XIPIKIRI
– Ntlha!!!
Maússe dobrou a língua em sinal de desprezo. Levantou-se sem pedir permissão. Abandonou a reunião como se saísse duma discussão informal num bar qualquer. O chefe engasgou o discurso. Engoliu o espanto de queixo caído. O rosto, habituado a vassalagens, derreteu a expressão. Os tentáculos desfaleceram, sem reacção, sobre o tampo da mesa. O silêncio estendeu-se pela sala como um elástico tenso, em quase ruptura. Para cortar o silêncio, o microfone acusou interferência e assobiou como uma faca sonora.
– É o quê, Maússe? – Perguntou Fenias, colega e companheiro, em tom e volume de não desrespeitar a solenidade da reunião, chamando-o à razão, quando Maússe passava por ele, disparado para a porta, como um touro enfurecido pelo salário magro.
Maússe respondeu com um gesto curto, grosso e claro: atirou a mão e os dedos para trás, por cima do ombro, num óbvio futseka!, que é como se manda lixar, por estas bandas. A imprensa registou, mas iriam obviamente “desregistar”. Não ficaria bem um futseka ao chefe aparecer na TV.
Mais tarde, porque o principal sintoma da fúria de um funcionário raso é uma estiagem interminável nas goelas, Fenias iria procurar pelo amigo no local mais óbvio: o quiosque da Dona Marta, onde a possibilidade de fiado compensava a qualidade da cerveja.
– O que te deu, irmão? – Perguntou Fenias, dando um gole do copo do colega.
– Estou cansado.
– Do salário baixo? Do cargo anão? Do gigante custo de vida? Estamos todos cansados, mas já nos habituamos. Nós, funcionários públicos, estamos talhados para aguentar.
Fenias falava com palmadas no ombro do amigo. Entornou a garrafa para o copo do Maússe, com o copo na posição certa para não fazer muita espuma.
– Há gente a viver bem, a afundar o país, nós aqui sem salário e mandam-nos desfilar para o 1 de Maio… desfilar sem salário. Poxa! Estou cansado de mentiras – deu um gole infinito
– Mas a mentira sempre existiu, irmão.

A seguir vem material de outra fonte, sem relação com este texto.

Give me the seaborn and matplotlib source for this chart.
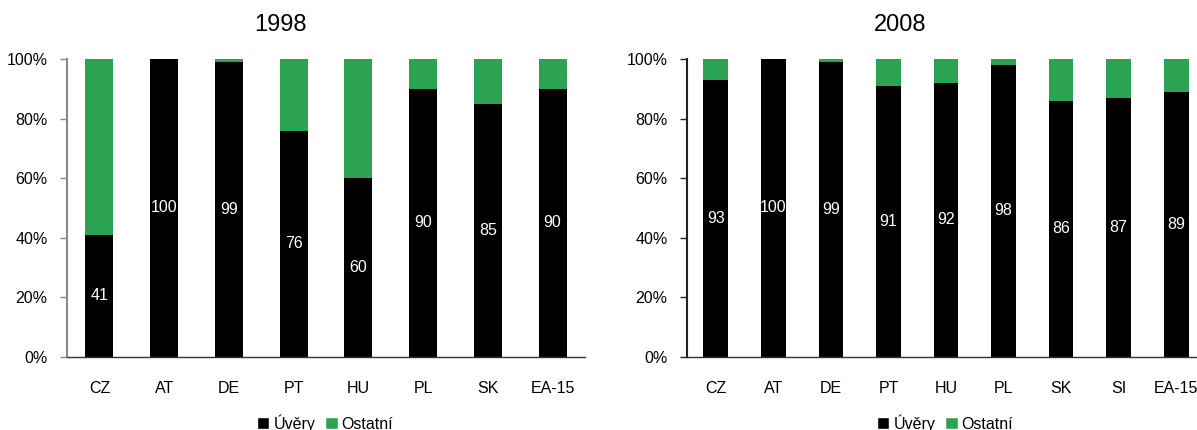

Este país cresceu sobre a lógica de mentiras. Por isso cresceu. Temos de manter a coerência. A fundação e os pilares deste nosso país têm a robustez da mentira.
– É isso que não concordo: viver por cima de mentiras. Aumentam o salário mas não recebemos o tal salário.
– A verdade, no meio de muita mentira, é falsa e chega a ser imoral. Se diante desta mentira toda em que vivemos, andares a proferir verdades, não vais conseguir viver entre nós.
– Não vou!, eu não vou ao desfile de 1 de Maio.
Maússe encharcou a goela com mais um trago. Fenias não o deixou pousar o copo na mesa. O copo passou da mão trêmula de um para a do outro. Partilhavam o copo como têm partilhado as dores de bolso.
– Esquece isso irmão. Queres ser expulso e perder a reforma?
Deu um gole fundo, profundo, abissal. Ia encher o copo mas a garrafa estava vazia, apenas pingou, ironicamente, um cuspo de espuma. Estalou os dedos a pedir outra.
– Desfilar no dia do trabalhador sem salário – suspirou –, preferia desfilar no dia das mentiras. Trocassem o 1 de Maio pelo 1 de Abril!
O amigo riu-se. Calaram-se. Ficaram ali sentados a olhar para o fundo sem sentido do copo vazio. Maússe levantou o braço e com um gesto cancelou a cerveja pedida. Estava intragável.